= Gardolf of Hertbeke =

Gardolf of Hertbeke (died 21 August 1201) was the bishop of Halberstadt from 1193 until his death.

Gardolf was from a noble family of Hertbeke. In two charters, he describes himself as "a blood relative" (Latin consanguineus) of Conrad of Krosigk. The Deeds of the Bishops of Halberstadt states that he was a blood relative of Conrad of Querfurt also. He was probably related to Conrad of Krosigk's mother, Adelheid of Hertbeke. By May 1184 both he and Conrad were subdeacons of Halberstadt Cathedral.

By 1193 Gardolf had become dean and vicedominus of the cathedral. According to the Deeds of the Bishops, he served as a chaplain at the court of King Henry VI of Germany. When Bishop Dietrich of Krosigk died on 10 August 1193, Gardolf was elected to succeed him. Henry VI immediately confirmed the election and was personally present for Gardolf's priestly ordination and episcopal consecration. Gardolf committed to Henry VI's German Crusade, which did not set out until after Henry's death on 28 September 1197. He was absent from his diocese for two years in the Holy Land (1197–1198).

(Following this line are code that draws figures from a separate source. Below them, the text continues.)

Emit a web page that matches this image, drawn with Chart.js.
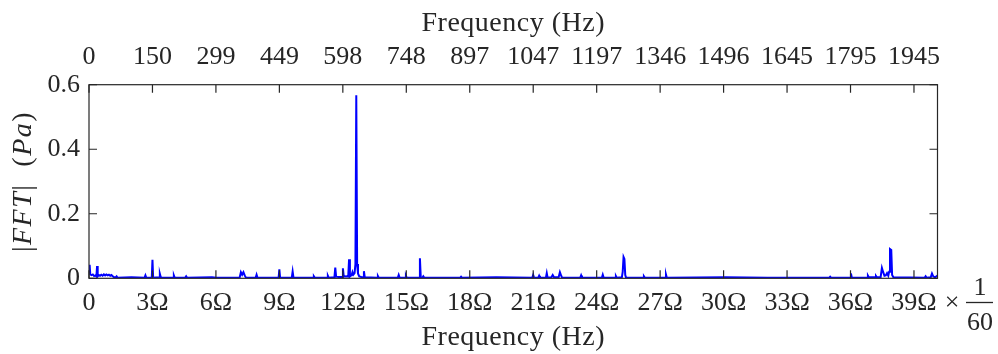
<!DOCTYPE html>
<html>
<head>
<meta charset="utf-8">
<script src="https://cdn.jsdelivr.net/npm/chart.js@4/dist/chart.umd.min.js"></script>
<style>
  html, body { margin: 0; padding: 0; background: #ffffff; }
  #wrap { width: 998px; height: 354px; position: relative; }
</style>
</head>
<body>
<div id="wrap"><canvas id="fft" width="998" height="354"></canvas></div>
<script>
// Rotor fundamental frequency (Hz); bottom axis is labelled in multiples of it.
const OMEGA_HZ = 49.86;

// Spectrum samples: frequency (Hz) and FFT magnitude (Pa)
const spectrumHz = [
  0, 1.5, 3, 6, 9, 12, 15, 17.5, 19, 20.5, 23, 26, 29, 32, 35, 38, 41, 44, 47, 50, 53, 56, 59, 63, 65, 67,
  100, 131, 133, 135, 148, 149.6, 151.2, 165, 167, 169, 171, 198, 200, 202, 227, 229, 231, 290, 300,
  355, 358, 361, 364, 367, 370, 393, 395, 397, 447, 448.7, 450.4, 478, 480, 482, 528, 530, 532,
  561, 563, 565, 578.5, 580.5, 582.5, 588, 596.5, 598.5, 600.5, 606, 611, 613, 615, 619, 621, 623,
  626, 628, 630, 632, 634, 637, 642, 646, 648, 650, 679, 681, 683, 728, 730, 732, 745, 747, 749,
  778, 780, 782, 786, 788, 790, 875, 877, 879, 960, 1045, 1047, 1049, 1059, 1061, 1063, 1077, 1079, 1081,
  1090, 1093, 1096, 1107, 1110, 1113, 1115, 1158, 1160, 1162, 1209, 1211, 1213, 1240, 1242, 1244,
  1256, 1258, 1260, 1262, 1264, 1266, 1306, 1308, 1310, 1358, 1360, 1362, 1500, 1600,
  1745, 1747, 1749, 1794, 1796, 1798, 1834, 1836, 1838, 1853, 1855, 1857,
  1866, 1869, 1872, 1875, 1878, 1881, 1884, 1886, 1888, 1891, 1893, 1896,
  1970, 1972, 1974, 1984, 1987, 1990, 1994, 2000
];
const spectrumPa = [
  0.020, 0.042, 0.012, 0.010, 0.012, 0.007, 0.009, 0.006, 0.038, 0.006, 0.010, 0.008, 0.011, 0.008, 0.012, 0.009, 0.012, 0.009, 0.011, 0.008, 0.010, 0.006, 0.003, 0.003, 0.006, 0.002,
  0.003, 0.002, 0.009, 0.002, 0.002, 0.057, 0.002, 0.003, 0.014, 0.004, 0.002, 0.002, 0.009, 0.002, 0.002, 0.006, 0.002, 0.003, 0.002,
  0.002, 0.019, 0.011, 0.019, 0.009, 0.002, 0.002, 0.011, 0.002, 0.002, 0.028, 0.002, 0.002, 0.021, 0.002, 0.002, 0.006, 0.002,
  0.002, 0.008, 0.002, 0.003, 0.033, 0.005, 0.004, 0.004, 0.031, 0.005, 0.006, 0.005, 0.059, 0.006, 0.010, 0.019, 0.011,
  0.016, 0.044, 0.567, 0.044, 0.015, 0.006, 0.004, 0.003, 0.022, 0.003, 0.002, 0.007, 0.002, 0.002, 0.010, 0.002, 0.002, 0.008, 0.002,
  0.002, 0.062, 0.002, 0.002, 0.006, 0.002, 0.002, 0.005, 0.002, 0.003, 0.002, 0.010, 0.002, 0.002, 0.008, 0.002, 0.002, 0.016, 0.002,
  0.003, 0.010, 0.003, 0.003, 0.019, 0.008, 0.002, 0.002, 0.009, 0.002, 0.002, 0.011, 0.002, 0.002, 0.007, 0.002,
  0.003, 0.020, 0.066, 0.060, 0.010, 0.002, 0.002, 0.006, 0.002, 0.002, 0.012, 0.002, 0.003, 0.002,
  0.002, 0.005, 0.002, 0.002, 0.015, 0.002, 0.002, 0.008, 0.003, 0.003, 0.007, 0.003,
  0.004, 0.032, 0.019, 0.008, 0.009, 0.016, 0.008, 0.020, 0.091, 0.088, 0.010, 0.003,
  0.002, 0.006, 0.002, 0.003, 0.015, 0.006, 0.003, 0.008
];

// Axis ticks
const harmonicOrders = [0, 3, 6, 9, 12, 15, 18, 21, 24, 27, 30, 33, 36, 39];
const bottomTickLabels = ['0', '3\u03A9', '6\u03A9', '9\u03A9', '12\u03A9', '15\u03A9', '18\u03A9', '21\u03A9',
  '24\u03A9', '27\u03A9', '30\u03A9', '33\u03A9', '36\u03A9', '39\u03A9'];
const topTickLabels = ['0', '150', '299', '449', '598', '748', '897', '1047', '1197', '1346', '1496', '1645', '1795', '1945'];
const yTickValues = [0, 0.2, 0.4, 0.6];
const yTickLabels = ['0', '0.2', '0.4', '0.6'];

const FONT = "'Liberation Serif', 'DejaVu Serif', serif";
const INK = '#262626';

const points = spectrumHz.map((f, i) => ({ x: f, y: spectrumPa[i] }));

function harmonicTicks(scale) {
  scale.ticks = harmonicOrders.map(k => ({ value: k * OMEGA_HZ }));
}

// Box, inward tick marks, titles and the multiplier note
const decorations = {
  id: 'decorations',
  afterDatasetsDraw(chart) {
    const ctx = chart.ctx;
    const a = chart.chartArea;
    const xs = chart.scales.x;
    const ys = chart.scales.y;
    const TL = 8;
    ctx.save();
    ctx.strokeStyle = INK;
    ctx.lineWidth = 1.2;
    ctx.strokeRect(a.left, a.top, a.right - a.left, a.bottom - a.top);
    ctx.beginPath();
    harmonicOrders.forEach(k => {
      const px = xs.getPixelForValue(k * OMEGA_HZ);
      ctx.moveTo(px, a.bottom); ctx.lineTo(px, a.bottom - TL);
      ctx.moveTo(px, a.top); ctx.lineTo(px, a.top + TL);
    });
    yTickValues.forEach(v => {
      const py = ys.getPixelForValue(v);
      ctx.moveTo(a.left, py); ctx.lineTo(a.left + TL, py);
      ctx.moveTo(a.right, py); ctx.lineTo(a.right - TL, py);
    });
    ctx.stroke();

    ctx.fillStyle = INK;
    ctx.textAlign = 'center';
    ctx.textBaseline = 'alphabetic';
    ctx.font = '28px ' + FONT;
    ctx.letterSpacing = '0.5px';
    const cx = (a.left + a.right) / 2;
    ctx.fillText('Frequency (Hz)', cx, 31);
    ctx.fillText('Frequency (Hz)', cx, 345);
    ctx.letterSpacing = '0px';

    // x 1/60 multiplier
    ctx.font = '26px ' + FONT;
    ctx.textBaseline = 'middle';
    ctx.fillText('\u00D7', 952, 303);
    ctx.textBaseline = 'alphabetic';
    ctx.fillText('1', 980, 295);
    ctx.fillText('60', 980, 330);
    ctx.beginPath();
    ctx.lineWidth = 1.3;
    ctx.moveTo(966, 302.5); ctx.lineTo(993, 302.5);
    ctx.stroke();

    // y title with math-italic letters
    const parts = [
      ['|', ''], ['FFT', 'italic '], ['|', ''], ['  (', ''], ['Pa', 'italic '], [')', '']
    ];
    ctx.letterSpacing = '1.5px';
    let total = 0;
    parts.forEach(p => { ctx.font = p[1] + '28px ' + FONT; total += ctx.measureText(p[0]).width; });
    ctx.translate(31, (a.top + a.bottom) / 2);
    ctx.rotate(-Math.PI / 2);
    ctx.textAlign = 'left';
    let x = -total / 2;
    parts.forEach(p => {
      ctx.font = p[1] + '28px ' + FONT;
      ctx.fillText(p[0], x, 0);
      x += ctx.measureText(p[0]).width;
    });
    ctx.restore();
  }
};

new Chart(document.getElementById('fft'), {
  type: 'line',
  data: {
    datasets: [{
      data: points,
      borderColor: '#0000ff',
      borderWidth: 2,
      pointRadius: 0,
      tension: 0,
      fill: false
    }]
  },
  options: {
    responsive: false,
    animation: false,
    events: [],
    layout: { padding: { left: 0, right: 60.5, top: 0, bottom: 0 } },
    plugins: { legend: { display: false }, tooltip: { enabled: false } },
    scales: {
      x: {
        type: 'linear', position: 'bottom', min: 0, max: 2000,
        grid: { display: false, drawTicks: false }, border: { display: false },
        afterBuildTicks: harmonicTicks,
        afterFit(s) { s.height = 75.7; },
        ticks: {
          autoSkip: false, maxRotation: 0, padding: 9, color: INK,
          font: { family: FONT, size: 26 },
          callback: (v, i) => bottomTickLabels[i]
        }
      },
      x2: {
        type: 'linear', position: 'top', min: 0, max: 2000,
        grid: { display: false, drawTicks: false }, border: { display: false },
        afterBuildTicks: harmonicTicks,
        afterFit(s) { s.height = 84.7; },
        ticks: {
          autoSkip: false, maxRotation: 0, padding: 12, color: INK,
          font: { family: FONT, size: 26 },
          callback: (v, i) => topTickLabels[i]
        }
      },
      y: {
        type: 'linear', min: 0, max: 0.6,
        grid: { display: false, drawTicks: false }, border: { display: false },
        afterBuildTicks(s) { s.ticks = yTickValues.map(v => ({ value: v })); },
        afterFit(s) { s.width = 89; },
        ticks: {
          padding: 9, color: INK,
          font: { family: FONT, size: 26 },
          callback: (v, i) => yTickLabels[i]
        }
      }
    }
  },
  plugins: [decorations]
});
</script>
</body>
</html>
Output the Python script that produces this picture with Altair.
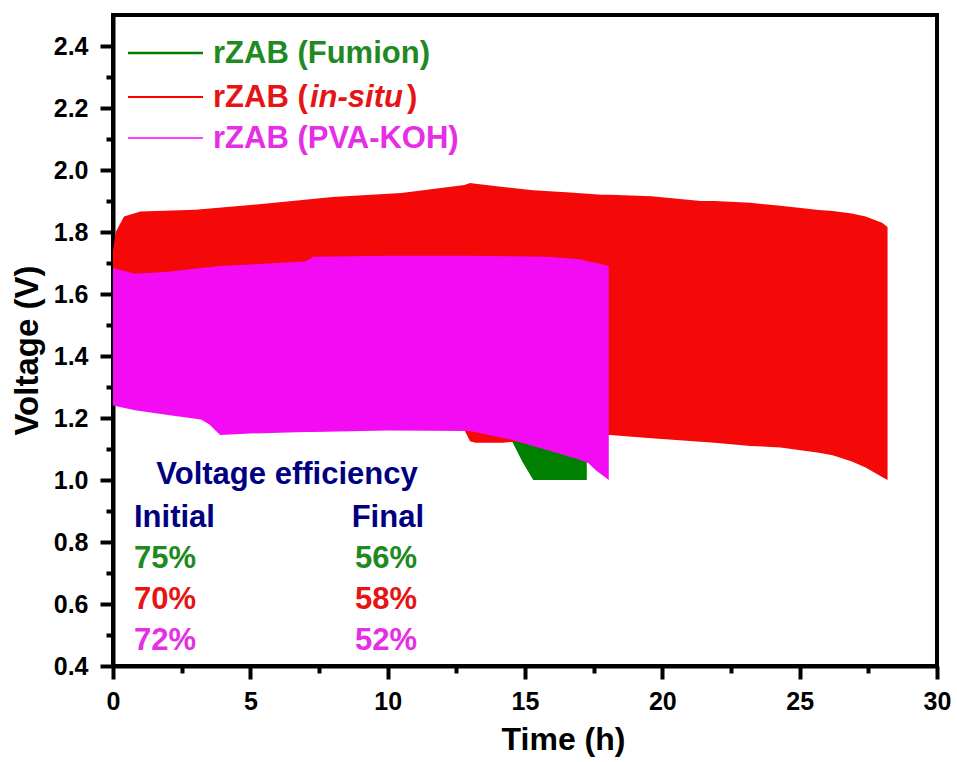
import altair as alt
import pandas as pd

# ---------------- data (envelopes of the cycling curves) ----------------
# rZAB (in-situ)  -- red
red_t  = [0.0, 0.1, 0.4, 1.0, 3.0, 5.0, 8.0, 10.5, 12.8, 13.0, 13.2, 14.2, 15.3, 16.5, 17.8, 18.1,
          19.6, 21.4, 21.9, 23.2, 24.3, 25.7, 26.2, 26.9, 27.4, 28.0, 28.2]
red_hi = [1.74, 1.80, 1.85, 1.866, 1.872, 1.887, 1.913, 1.926, 1.952, 1.958, 1.956, 1.945, 1.935, 1.928, 1.92, 1.92,
          1.915, 1.90, 1.90, 1.894, 1.885, 1.871, 1.868, 1.86, 1.85, 1.83, 1.816]
red_lo = [1.25, 1.24, 1.235, 1.23, 1.21, 1.19, 1.175, 1.165, 1.16, 1.125, 1.12, 1.12, 1.13, 1.14, 1.145, 1.145,
          1.135, 1.123, 1.12, 1.11, 1.105, 1.088, 1.08, 1.06, 1.04, 1.01, 1.0]

# rZAB (PVA-KOH)  -- magenta
pink_t  = [0.0, 0.8, 2.0, 3.2, 3.5, 3.9, 5.0, 7.0, 7.3, 10.0, 13.0, 14.5, 15.8, 17.0, 17.3, 17.6, 18.05]
pink_hi = [1.684, 1.665, 1.672, 1.684, 1.686, 1.69, 1.695, 1.705, 1.72, 1.723, 1.723, 1.722, 1.72, 1.712, 1.705, 1.70, 1.69]
pink_lo = [1.24, 1.225, 1.21, 1.195, 1.18, 1.145, 1.15, 1.155, 1.155, 1.16, 1.158, 1.13, 1.097, 1.065, 1.055, 1.03, 1.0]

# rZAB (Fumion)  -- green
green_t  = [0.0, 4.0, 10.0, 13.0, 14.0, 14.5, 14.9, 15.3, 17.25]
green_hi = [1.70, 1.75, 1.80, 1.83, 1.84, 1.85, 1.86, 1.86, 1.88]
green_lo = [1.26, 1.20, 1.17, 1.16, 1.145, 1.13, 1.06, 1.0, 1.0]

series_names = ["rZAB (Fumion)", "rZAB (in-situ)", "rZAB (PVA-KOH)"]
eff_initial = ["75%", "70%", "72%"]
eff_final = ["56%", "58%", "52%"]

y_ticks = [0.4, 0.5, 0.6, 0.7, 0.8, 0.9, 1.0, 1.1, 1.2, 1.3, 1.4, 1.5, 1.6, 1.7, 1.8, 1.9, 2.0, 2.1, 2.2, 2.3, 2.4]
x_ticks = [0, 2.5, 5, 7.5, 10, 12.5, 15, 17.5, 20, 22.5, 25, 27.5, 30]

# ---------------- styling ----------------
FONT = "Liberation Sans"
C_GREEN, C_RED, C_PINK = "#008000", "#FF0000", "#FF00FF"
T_GREEN, T_RED, T_PINK, T_NAVY = "#1f8a1f", "#e51515", "#e52ee5", "#000080"

xs = alt.Scale(domain=[0, 30], nice=False, zero=False)
ys = alt.Scale(domain=[0.4, 2.5], nice=False, zero=False)

x_axis = alt.Axis(
    values=x_ticks, title="Time (h)",
    labelExpr="datum.value % 5 == 0 ? format(datum.value, 'd') : ''",
    labelFont=FONT, labelFontSize=25, labelFontWeight="bold", labelColor="black",
    labelPadding=10, labelOverlap=False, labelFlush=False,
    tickSize={"condition": {"test": "datum.value % 5 == 0", "value": 13}, "value": 7},
    tickWidth=4, tickColor="black", domainWidth=4, domainColor="black", grid=False,
    titleFont=FONT, titleFontSize=32, titleFontWeight="bold", titleColor="black",
    titleX=450, titleY=83, titleBaseline="alphabetic", titleAlign="center",
)
y_axis = alt.Axis(
    values=y_ticks, title="Voltage (V)",
    labelExpr="round(datum.value * 10) % 2 == 0 ? format(datum.value, '.1f') : ''",
    labelFont=FONT, labelFontSize=25, labelFontWeight="bold", labelColor="black",
    labelPadding=12, labelOverlap=False, labelFlush=False,
    tickSize={"condition": {"test": "round(datum.value * 10) % 2 == 0", "value": 13}, "value": 7},
    tickWidth=4, tickColor="black", domainWidth=4, domainColor="black", grid=False,
    titleFont=FONT, titleFontSize=33, titleFontWeight="bold", titleColor="black",
    titleX=-76, titleY=335, titleAngle=-90, titleBaseline="alphabetic", titleAlign="center",
)

def band(t, hi, lo, color):
    df = pd.DataFrame({"t": t, "hi": hi, "lo": lo})
    return alt.Chart(df).mark_area(color=color, opacity=1, interpolate="linear").encode(
        x=alt.X("t:Q", scale=xs, axis=x_axis),
        y=alt.Y("hi:Q", scale=ys, axis=y_axis),
        y2="lo:Q",
    )

green = band(green_t, green_hi, green_lo, "#008000")
red = band(red_t, red_hi, red_lo, "#F40808")
pink = band(pink_t, pink_hi, pink_lo, "#F30CF3")

one = pd.DataFrame({"a": [0]})

def txt(s, x, y, color, size=31, align="left", style="normal"):
    return alt.Chart(one).mark_text(
        text=s, font=FONT, fontSize=size, fontWeight="bold", fontStyle=style,
        color=color, align=align, baseline="alphabetic",
    ).encode(x=alt.value(x), y=alt.value(y))

def lline(y, color, w):
    return alt.Chart(one).mark_rule(color=color, strokeWidth=w).encode(
        x=alt.value(15), x2=alt.value(90), y=alt.value(y))

legend = [
    lline(38, C_GREEN, 2.5), txt(series_names[0], 100, 48, T_GREEN),
    lline(82, C_RED, 2), txt("rZAB (", 100, 92, T_RED),
    txt("in-situ", 197, 92, T_RED, style="italic"), txt(")", 294, 92, T_RED),
    lline(123, C_PINK, 1.5), txt(series_names[2], 100, 133, T_PINK),
]

rows_y = [553, 594, 635]
row_cols = [T_GREEN, T_RED, T_PINK]
notes = [
    txt("Voltage efficiency", 174, 469, T_NAVY, align="center"),
    txt("Initial", 21, 512, T_NAVY),
    txt("Final", 311, 512, T_NAVY, align="right"),
]
for i in range(3):
    notes.append(txt(eff_initial[i], 21, rows_y[i], row_cols[i]))
    notes.append(txt(eff_final[i], 304, rows_y[i], row_cols[i], align="right"))

chart = alt.layer(green, red, pink, *legend, *notes).properties(
    width=824, height=651,
    autosize=alt.AutoSizeParams(type="none"),
    padding={"left": 113, "top": 15, "right": 20, "bottom": 96},
    background="white",
).configure_view(stroke="black", strokeWidth=4)

chart.save("out.html", embed_options={"renderer": "svg", "actions": False})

In 1198 there was a double election and civil war over the succession to Henry VI. Gardolf and his diocese remained loyal to the Staufer dynasty and favoured Duke Philip of Swabia, while Pope Innocent III favoured Count Otto of Poitou. In early 1202, Innocent sent Cardinal Guy Paré to Germany as his legate to bring the German church over to Otto's side. The arrival of the legate greatly distressed Gardolf. According to the Deeds of the Bishops, however, he was so esteemed in Germany than even bishops who favoured Otto sent him letters of support. Gardolf received permission from the legate to take his case to Rome in person, which would cause him to miss the cardinal's upcoming synod at Corbie. On 21 August 1201, he died of a fever at the house of Augustinian canons in Kaltenborn shortly after setting out for Rome. Conrad of Krosigk, his kinsman, led the funeral cortege from Kaltenborn to the cathedral, where he was interred.